Compréhension des processus et représentation de soi

La quatrième et dernière thématique abordée dans le présent recueil porte sur les représentations de soi et sur la compréhension des processus qui ont mené à la rue. L'entrée par l'analyse des processus et des représentations sociales permet d'explorer de manière spécifique le point de vue des personnes concernées par l'itinérance et de mettre au jour des dimensions qui, jusque-là, étaient inexplorées.

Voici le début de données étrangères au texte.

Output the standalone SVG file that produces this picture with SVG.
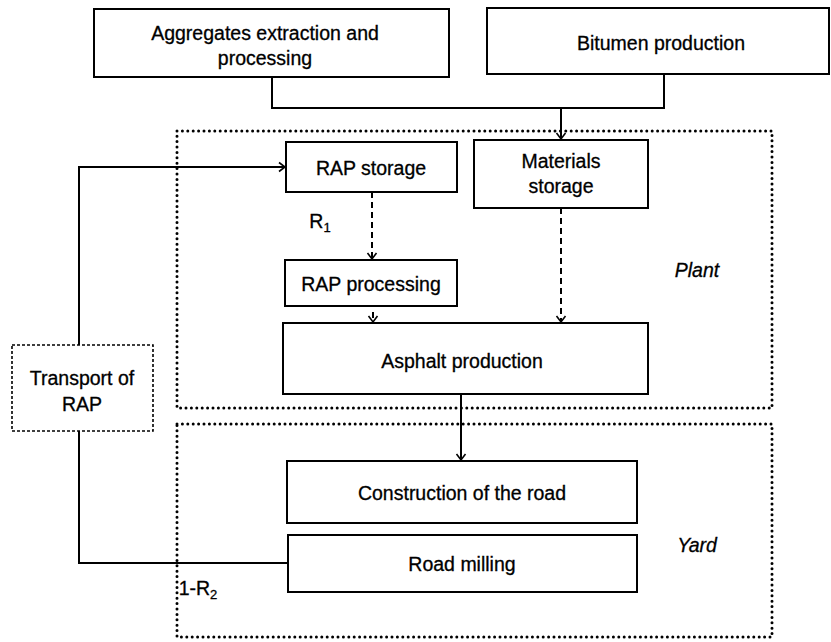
<svg xmlns="http://www.w3.org/2000/svg" width="831" height="642" viewBox="0 0 831 642">
<style>
.box{fill:#fff;stroke:#000;stroke-width:2}
.dot{fill:none;stroke:#000;stroke-width:3;stroke-linecap:round;stroke-dasharray:0 5.4}
.tb{fill:#fff;stroke:#000;stroke-width:1.6;stroke-dasharray:3 2}
.ln{fill:none;stroke:#000;stroke-width:2}
.dl{fill:none;stroke:#000;stroke-width:2;stroke-dasharray:6 4}
text{font-family:"Liberation Sans",Arial,sans-serif;font-size:19.5px;fill:#000;text-anchor:middle;stroke:#000;stroke-width:0.3}
.it{font-style:italic}
</style>
<defs>
<marker id="ar" markerWidth="12" markerHeight="12" refX="9" refY="6" orient="auto" markerUnits="userSpaceOnUse">
<path d="M3,1.5 L9,6 L3,10.5" fill="none" stroke="#000" stroke-width="1.6"/>
</marker>
</defs>
<g id="plant-area"><rect class="dot" x="177" y="131" width="595" height="277"/><text class="it" x="697" y="277">Plant</text></g>
<g id="yard-area"><rect class="dot" x="177" y="424" width="595" height="213"/><text class="it" x="697" y="552">Yard</text></g>
<g id="connectors">
<polyline class="ln" points="272,77 272,108 664,108 664,74"/>
<line class="ln" x1="561" y1="108" x2="561" y2="139" marker-end="url(#ar)"/>
<polyline class="ln" points="79,345 79,167 285,167" marker-end="url(#ar)"/>
<polyline class="ln" points="79,430 79,563 288,563"/>
<line class="dl" x1="372" y1="192" x2="372" y2="259" marker-end="url(#ar)"/>
<line class="dl" x1="373" y1="312" x2="373" y2="322" marker-end="url(#ar)"/>
<line class="dl" x1="561" y1="208" x2="561" y2="322" marker-end="url(#ar)"/>
<line class="ln" x1="461" y1="394" x2="461" y2="460" marker-end="url(#ar)"/>
<text x="320" y="228">R<tspan font-size="13" dy="4">1</tspan></text>
<text x="198" y="595">1-R<tspan font-size="13" dy="4">2</tspan></text>
</g>
<g id="aggregates"><rect class="box" x="94" y="9" width="355" height="68"/><text x="265" y="40">Aggregates extraction and</text><text x="265" y="65">processing</text></g>
<g id="bitumen"><rect class="box" x="487" y="8" width="342" height="66"/><text x="661" y="50">Bitumen production</text></g>
<g id="rap-storage"><rect class="box" x="286" y="142" width="171" height="50"/><text x="371" y="175">RAP storage</text></g>
<g id="materials-storage"><rect class="box" x="474" y="140" width="174" height="68"/><text x="561" y="168">Materials</text><text x="561" y="193">storage</text></g>
<g id="rap-processing"><rect class="box" x="285" y="260" width="172" height="46"/><text x="371" y="291">RAP processing</text></g>
<g id="asphalt"><rect class="box" x="283" y="323" width="365" height="71"/><text x="462" y="368">Asphalt production</text></g>
<g id="transport"><rect class="tb" x="12" y="345" width="141" height="86"/><text x="82" y="385">Transport of</text><text x="82" y="411">RAP</text></g>
<g id="construction"><rect class="box" x="287" y="461" width="350" height="62"/><text x="462" y="500">Construction of the road</text></g>
<g id="road-milling"><rect class="box" x="288" y="535" width="349" height="57"/><text x="462" y="571">Road milling</text></g>
</svg>
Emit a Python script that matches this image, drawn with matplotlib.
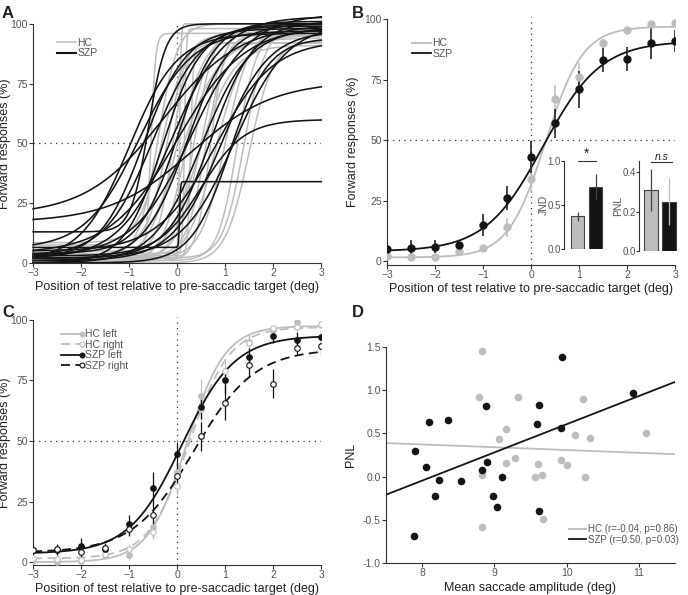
import numpy as np
import matplotlib.pyplot as plt
from matplotlib.lines import Line2D
from matplotlib.legend_handler import HandlerLine2D

plt.rcParams['font.family'] = ['Liberation Sans', 'DejaVu Sans']

GRAY = '#bdbdbd'
BLACK = '#141414'
TXT = '#222222'
TICK = '#555555'

## ---------- data ----------
# panel A: single subject fits (PSE, spread, lower %, upper %)
hcA_mu = [-0.55, 0.05, 0.15, 0.28, -0.3, -0.2, 0.0, 0.2, 0.35, 0.5, 0.6, 0.8, 1.0, 1.25, 1.4, 1.5, -0.1, 0.45, 0.1, -0.4, 0.7]
hcA_s = [0.05, 0.015, 0.02, 0.03, 0.25, 0.2, 0.3, 0.25, 0.2, 0.25, 0.2, 0.3, 0.25, 0.2, 0.22, 0.25, 0.15, 0.35, 0.4, 0.2, 0.15]
hcA_lo = [1, 2, 4, 3, 8.5, 7.5, 1, 0, 2, 1, 3, 0, 2, 1, 2, 0, 5, 0, 2, 3, 1]
hcA_hi = [96, 100, 98, 92, 96, 95, 97, 99, 98, 100, 96, 95, 98, 97, 99, 93, 92, 91, 94, 100, 99]

szA_mu = [-0.3, 0.3, -0.6, 0.05, 0.5, -1.0, -0.7, -0.5, -0.3, -0.1, 0.0, 0.2, 0.3, 0.5, 0.7, 0.9, 1.1, 1.2, 0.0, 0.8, -0.8]
szA_s = [0.8, 0.85, 0.18, 0.01, 0.45, 0.5, 0.45, 0.5, 0.4, 0.55, 0.4, 0.45, 0.6, 0.5, 0.45, 0.5, 0.4, 0.55, 0.7, 0.6, 0.55]
szA_lo = [20, 17, 13, 6.5, 3, 1, 2, 3, 0, 2, 4, 1, 3, 0, 2, 1, 0, 2, 4, 5, 6]
szA_hi = [100, 76, 100, 34, 60, 96, 98, 100, 99, 103, 101, 100, 104, 98, 101, 97, 94, 100, 99, 93, 97]

# panel B: group means
pos = [-3, -2.5, -2, -1.5, -1, -0.5, 0, 0.5, 1, 1.5, 2, 2.5, 3]
hcB = [2, 1.5, 1.5, 4, 5.5, 14, 34, 67, 76, 90, 95.5, 98, 98.5]
hcB_err = [1, 0.5, 0.5, 1, 1, 4, 6, 6, 6, 2, 1, 1, 1]
szB = [5, 5.5, 6, 6.5, 15, 26, 43, 57, 71, 83, 83.5, 90, 91]
szB_err = [2.5, 3, 2.5, 1.5, 4.5, 5, 6.5, 6, 7.5, 5, 5, 6.5, 4.5]
fitB = {'HC': (0.3, 0.39, 1.5, 97), 'SZP': (0.25, 0.6, 4, 91)}

# inset bars
grp = ['HC', 'SZP']
jnd = [0.37, 0.71]
jnd_err = [0.05, 0.14]
pnl = [0.31, 0.25]
pnl_err = [0.105, 0.12]

# panel C: left / right saccades
hcL = [0.5, 0, 0.5, 3, 3, 14.5, 37, 68.5, 75, 91, 96, 99.2, 98]
hcL_err = [0.5, 0.5, 0.5, 1, 2, 4, 4, 7, 5, 3, 1, 1, 1]
hcR = [1.5, 1.4, 1, 3.5, 5.5, 12.5, 31.5, 63, 79, 90.3, 96.5, 97, 98.3]
hcR_err = [1, 1, 1, 1, 2, 3, 4, 5, 4, 3, 1, 1, 1]
szL = [5, 5, 6.8, 5.5, 15.6, 30.5, 44.6, 64, 75, 84.5, 93.4, 91.8, 92.9]
szL_err = [1, 2, 3, 2, 4, 6.5, 5, 5, 5, 4, 3, 3, 3]
szR = [5.2, 5.3, 4.1, 6, 13.8, 19.5, 35.5, 52, 65.8, 81.4, 73.6, 88.4, 89.3]
szR_err = [2, 2, 2.5, 2, 3, 5, 5, 6, 7, 5, 6, 3, 4]
fitC = {'HC left': (0.2, 0.4, 0, 97.5), 'HC right': (0.25, 0.42, 1.5, 97),
        'SZP left': (0.1, 0.55, 3.5, 93.5), 'SZP right': (0.35, 0.63, 4, 88)}

# panel D: saccade amplitude vs PNL
hc_amp = [8.83, 8.79, 8.83, 8.83, 9.06, 9.16, 9.16, 9.28, 9.33, 9.56, 9.60, 9.66, 9.67, 9.92, 10.0, 10.12, 10.23, 10.26, 10.33, 11.10]
hc_pnl = [1.45, 0.92, 0.02, -0.58, 0.44, 0.55, 0.16, 0.22, 0.92, 0.0, 0.15, 0.02, -0.49, 0.19, 0.13, 0.48, 0.90, -0.01, 0.45, 0.50]
sz_amp = [7.90, 8.05, 8.09, 8.18, 8.24, 8.36, 8.54, 7.89, 8.83, 8.88, 8.90, 8.98, 9.04, 9.11, 9.59, 9.62, 9.62, 9.92, 9.93, 10.92]
sz_pnl = [0.30, 0.11, 0.63, -0.23, -0.04, 0.66, -0.05, -0.69, 0.08, 0.82, 0.17, -0.23, -0.35, 0.0, 0.61, 0.83, -0.40, 0.56, 1.38, 0.97]


def psy(x, mu, s, lo, hi):
    return lo + (hi - lo) / (1 + np.exp(-(x - mu) / s))


def style(ax):
    for sp in ['top', 'right']:
        ax.spines[sp].set_visible(False)
    for sp in ['left', 'bottom']:
        ax.spines[sp].set_linewidth(0.8)
        ax.spines[sp].set_color('#333333')
    ax.tick_params(direction='out', length=3, width=0.8, color='#333333',
                   labelsize=7.5, labelcolor=TICK, pad=0.8)


def psy_axes(ax, ylo, ylab_x):
    style(ax)
    ax.set_xlim(-3, 3)
    ax.set_ylim(ylo, 100)
    ax.set_xticks(range(-3, 4))
    ax.set_yticks([0, 25, 50, 75, 100])
    ax.axhline(50, color='#333333', lw=0.9, ls=(0, (1, 3.5)), zorder=0)
    ax.plot([0, 0], [ylo, 101], color='#333333', lw=0.9, ls=(0, (1, 3.5)), zorder=0, clip_on=False)
    ax.set_xlabel('Position of test relative to pre-saccadic target (deg)', fontsize=9, color=TXT, labelpad=2)
    ax.set_ylabel('Forward responses (%)', fontsize=9, color=TXT)
    ax.yaxis.set_label_coords(ylab_x, 0.5)


fig = plt.figure(figsize=(6.88, 5.95), dpi=100)
xx = np.linspace(-3, 3, 1201)

## ---------- A ----------
axA = fig.add_axes([0.048, 0.558, 0.419, 0.402])
psy_axes(axA, 0, -0.076)
for i in range(len(hcA_mu)):
    axA.plot(xx, psy(xx, hcA_mu[i], hcA_s[i], hcA_lo[i], hcA_hi[i]), color=GRAY, lw=1.1, clip_on=False)
for i in range(len(szA_mu)):
    axA.plot(xx, psy(xx, szA_mu[i], szA_s[i], szA_lo[i], szA_hi[i]), color=BLACK, lw=1.15, clip_on=False)
axA.legend(handles=[Line2D([], [], color=GRAY, lw=1.1, label='HC'),
                    Line2D([], [], color=BLACK, lw=1.5, label='SZP')],
           loc='upper left', bbox_to_anchor=(0.05, 0.98), frameon=False, fontsize=7.5,
           handlelength=1.8, handletextpad=0.15, labelspacing=0.05, labelcolor=TICK)

## ---------- B ----------
axB = fig.add_axes([0.5625, 0.5546, 0.419, 0.413])
psy_axes(axB, -1.65, -0.097)
for key, col, ys, es in [('HC', GRAY, hcB, hcB_err), ('SZP', BLACK, szB, szB_err)]:
    axB.plot(xx, psy(xx, *fitB[key]), color=col, lw=1.3, label=key)
    axB.errorbar(pos, ys, yerr=es, fmt='o', color=col, ms=5, elinewidth=1.1, capsize=0, zorder=3)
axB.legend(loc='upper left', bbox_to_anchor=(0.055, 0.96), frameon=False, fontsize=7.5,
           handlelength=1.8, handletextpad=0.15, labelspacing=0.05, labelcolor=TICK)

# JND inset
axJ = fig.add_axes([0.8198, 0.5815, 0.0589, 0.1479])
style(axJ)
axJ.spines['bottom'].set_visible(False)
axJ.set_xticks([])
axJ.set_xlim(-0.75, 1.5)
axJ.set_ylim(0, 1.0)
axJ.set_yticks([0, 0.5, 1.0])
axJ.set_yticklabels(['0.0', '0.5', '1.0'])
axJ.tick_params(axis='y', length=2, pad=0.5, labelsize=7)
axJ.bar([0, 1], jnd, width=0.72, color=[GRAY, BLACK], edgecolor='#444444', lw=0.8)
axJ.errorbar([0, 1], jnd, yerr=jnd_err, fmt='none', ecolor='#444444', elinewidth=0.9, capsize=0)
axJ.plot([0.0, 1.0], [1.0, 1.0], color='#333333', lw=0.8, clip_on=False)
axJ.text(0.5, 1.0, '*', ha='center', va='bottom', fontsize=10, color=TXT)
axJ.set_ylabel('JND', fontsize=7.5, color=TICK, labelpad=-1)

# PNL inset
axP = fig.add_axes([0.9288, 0.578, 0.0567, 0.151])
style(axP)
axP.spines['bottom'].set_visible(False)
axP.set_xticks([])
axP.set_xlim(-0.667, 1.5)
axP.set_ylim(0, 0.456)
axP.set_yticks([0, 0.2, 0.4])
axP.set_yticklabels(['0.0', '0.2', '0.4'])
axP.tick_params(axis='y', length=2, pad=0.5, labelsize=7)
axP.bar([0, 1], pnl, width=0.78, color=[GRAY, BLACK], edgecolor='#444444', lw=0.8)
axP.errorbar([0], pnl[0], yerr=pnl_err[0], fmt='none', ecolor='#444444', elinewidth=0.9, capsize=0)
axP.errorbar([1], pnl[1], yerr=pnl_err[1], fmt='none', ecolor=GRAY, elinewidth=0.9, capsize=0)
axP.plot([0.0, 1.15], [0.452, 0.452], color='#333333', lw=0.8, clip_on=False)
axP.text(0.6, 0.452, 'n.s', ha='center', va='bottom', fontsize=7.5, style='italic', color=TXT)
axP.set_ylabel('PNL', fontsize=7.5, color=TICK, labelpad=-1)

## ---------- C ----------
axC = fig.add_axes([0.048, 0.0504, 0.419, 0.412])
psy_axes(axC, -1.2, -0.076)
seriesC = [('HC left', GRAY, '-', GRAY, hcL, hcL_err),
           ('HC right', GRAY, (0, (5, 3)), 'white', hcR, hcR_err),
           ('SZP left', BLACK, '-', BLACK, szL, szL_err),
           ('SZP right', BLACK, (0, (5, 3)), 'white', szR, szR_err)]
handles = []
for name, col, ls, fc, ys, es in seriesC:
    axC.plot(xx, psy(xx, *fitC[name]), color=col, lw=1.3, ls=ls)
    axC.errorbar(pos, ys, yerr=es, fmt='none', ecolor=col, elinewidth=0.9, capsize=0, zorder=3)
    axC.plot(pos, ys, 'o', ms=4, mfc=fc, mec=col, mew=0.8, zorder=4)
    handles.append(Line2D([], [], color=col, ls=ls, lw=1.3, marker='o', ms=3.5, mfc=fc, mec=col, mew=0.8, label=name))


class EndMarker(HandlerLine2D):
    def create_artists(self, *args, **kwargs):
        arts = super().create_artists(*args, **kwargs)
        for a in arts:
            a.set_markevery([len(a.get_xdata()) - 1])
        return arts


axC.legend(handles=handles, loc='upper left', bbox_to_anchor=(0.065, 1.0), frameon=False, fontsize=7.5,
           handlelength=2.0, handletextpad=0.3, labelspacing=0.05, labelcolor=TICK,
           handler_map={Line2D: EndMarker()})

## ---------- D ----------
axD = fig.add_axes([0.561, 0.0538, 0.420, 0.363])
style(axD)
axD.set_xlim(7.5, 11.5)
axD.set_ylim(-1.0, 1.5)
axD.set_xticks([8, 9, 10, 11])
axD.set_yticks([-1.0, -0.5, 0.0, 0.5, 1.0, 1.5])
axD.set_yticklabels(['-1.0', '-0.5', '0.0', '0.5', '1.0', '1.5'])
axD.scatter(hc_amp, hc_pnl, s=30, color=GRAY, zorder=3, linewidths=0)
axD.scatter(sz_amp, sz_pnl, s=30, color=BLACK, zorder=3, linewidths=0)
xl = np.array([7.5, 11.5])
k_hc = np.polyfit(hc_amp, hc_pnl, 1)
k_sz = np.polyfit(sz_amp, sz_pnl, 1)
axD.plot(xl, np.polyval(k_hc, xl), color=GRAY, lw=1.3, label='HC (r=-0.04, p=0.86)', zorder=2)
axD.plot(xl, np.polyval(k_sz, xl), color=BLACK, lw=1.3, label='SZP (r=0.50, p=0.03)', zorder=2)
axD.legend(loc='lower right', bbox_to_anchor=(1.045, 0.045), frameon=False, fontsize=7,
           handlelength=1.75, handletextpad=0.25, labelspacing=0.05, labelcolor=TICK)
axD.set_xlabel('Mean saccade amplitude (deg)', fontsize=9, color=TXT, labelpad=3)
axD.set_ylabel('PNL', fontsize=9, color=TXT)
axD.yaxis.set_label_coords(-0.1, 0.5)

## panel letters
for lab, x, y in [('A', 0.003, 0.970), ('B', 0.511, 0.970), ('C', 0.003, 0.467), ('D', 0.511, 0.467)]:
    fig.text(x, y, lab, fontsize=12, fontweight='bold', va='baseline', color=TXT)

plt.savefig('out.png', dpi=100)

Les deux premiers textes se concentrent sur l'évocation de certains processus sociaux associés à la rue. Le premier texte, celui de Mario Poirier, Olivier Chanteau, Francine Marcil et Jérôme Guay, part du constat que, depuis quelques années déjà, la vie itinérante prend aussi la figure de jeunes en errance, ceux qui se trouvent sans lieu d'appartenance, sans inscription sociale et sans véritable chez-soi. Ces auteurs insistent sur l'idée que les jeunes qui ont connu une instabilité résidentielle caractérisée par une succession de placements en institution sont handicapés dans leur capacité à se projeter et à se définir; l'expérience du placement pouvant être déterminante dans le passage à la vie adulte. Un séjour dans un établissement de prise en charge peut aussi se vivre comme une tension extrême entre

la responsabilité légale de protection des institutions et le désir d'autonomie des jeunes. Le placement devient alors synonyme de coercition et ramène les jeunes à un type d'expérience familiale qu'ils ont trop souvent connu. Pour plusieurs, la rue devient alors le lieu tout désigné pour vivre le passage à la vie adulte.

Le deuxième texte, celui de Paul Carie et Lalie Bélanger-Dion, part du constat que, si l'itinérance est généralement associée aux grands centres urbains, les régions ne sont désormais plus à l'abri de ce phénomène. Ces auteurs s'intéressent aux personnes qui ont recours à des formes précaires d'habitation dans une région du Québec: ressources d'hébergement, camping, ressources hôtelières, colocations contraintes, réduits ou garages. Se pose, dès lors, la question de la définition de l'itinérance. Même si les formes sous lesquelles elle apparaît sont spécifiques, elles évoquent des situations d'exclusion, de discrimination, de marginalisation, de précarisation de populations non initialement associées à l'itinérance. Cette réflexion, à partir des récits des acteurs, permet de saisir de nouveaux processus qui, dans leur aboutissement, peuvent ressembler à ce qui est déjà connu. Elle force cependant à revoir les conceptions et définitions traditionnellement associées à l'itinérance ainsi que les réponses jusque-là proposées.

Les deux derniers textes se concentrent sur les représentations de soi qui constituent, pour plusieurs chercheurs, une entrée pertinente pour saisir certaines dimensions de la vie itinérante. Le texte d'Yves Lecomte, Marie-Eve Lapointe, Guillaume Ouellet, Jean Caron, Christian Laval, Emmanuel Stip et Jean Gagné s'est intéressé aux représentations de soi quand on est une femme vivant à la rue. En s'inspirant d'un modèle expérientiel-développemental du soi, ces auteurs constatent que, même dans une situation extrêmement démunie, ces femmes déploient une diversité de stratégies de préservation de leur identité. Ces stratégies se différencient au regard des différentes étapes du modèle retenu. Ainsi, les femmes interviewées apportent une réponse aux contradictions sous-jacentes à leurs représentations, montrant ainsi un besoin de donner une cohérence et un sens à leur parcours dans l'itinérance. La théorie transactionnelle, celle de la satisfaction des besoins et celle de la dissonance cognitive sont utilisées par les auteurs pour expliquer le passage d'une étape à l'autre.

Enfin, Roch Hurtubise, Shirley Roy, Daphné Morin et Marielle Rozier discutent des représentations de la santé et de la maladie quand on vit à la rue. Souvent décrites du point de vue de leur grande vulnérabilité, les personnes en situation d'itinérance évoquent comment leurs conditions de vie ne permettent pas toujours de tenir la maladie à distance, la vie itinérante étant une vie à risque. Les pratiques en matière de santé peuvent être décrites sous quatre formes d'agir adaptées au contexte de l'instabilité

vécue: contraint, paralysé, bricolé, tactique. Ces pratiques constituent tout à la fois des modes de compréhension de la vie à la rue et d'action. Elles permettent d'interroger certains des présupposés de la santé publique à propos des personnes en situation d'itinérance, dont la faible appropriation de l'information préventive et l'absence de souci de soi. Ces représentations de la santé et de la maladie, une fois mises au jour, suggèrent une relecture de la situation globale des personnes en situation d'itinérance et des services qui leur sont offerts. La santé pouvant alors devenir un des mécanismes de réinscription de soi dans le monde.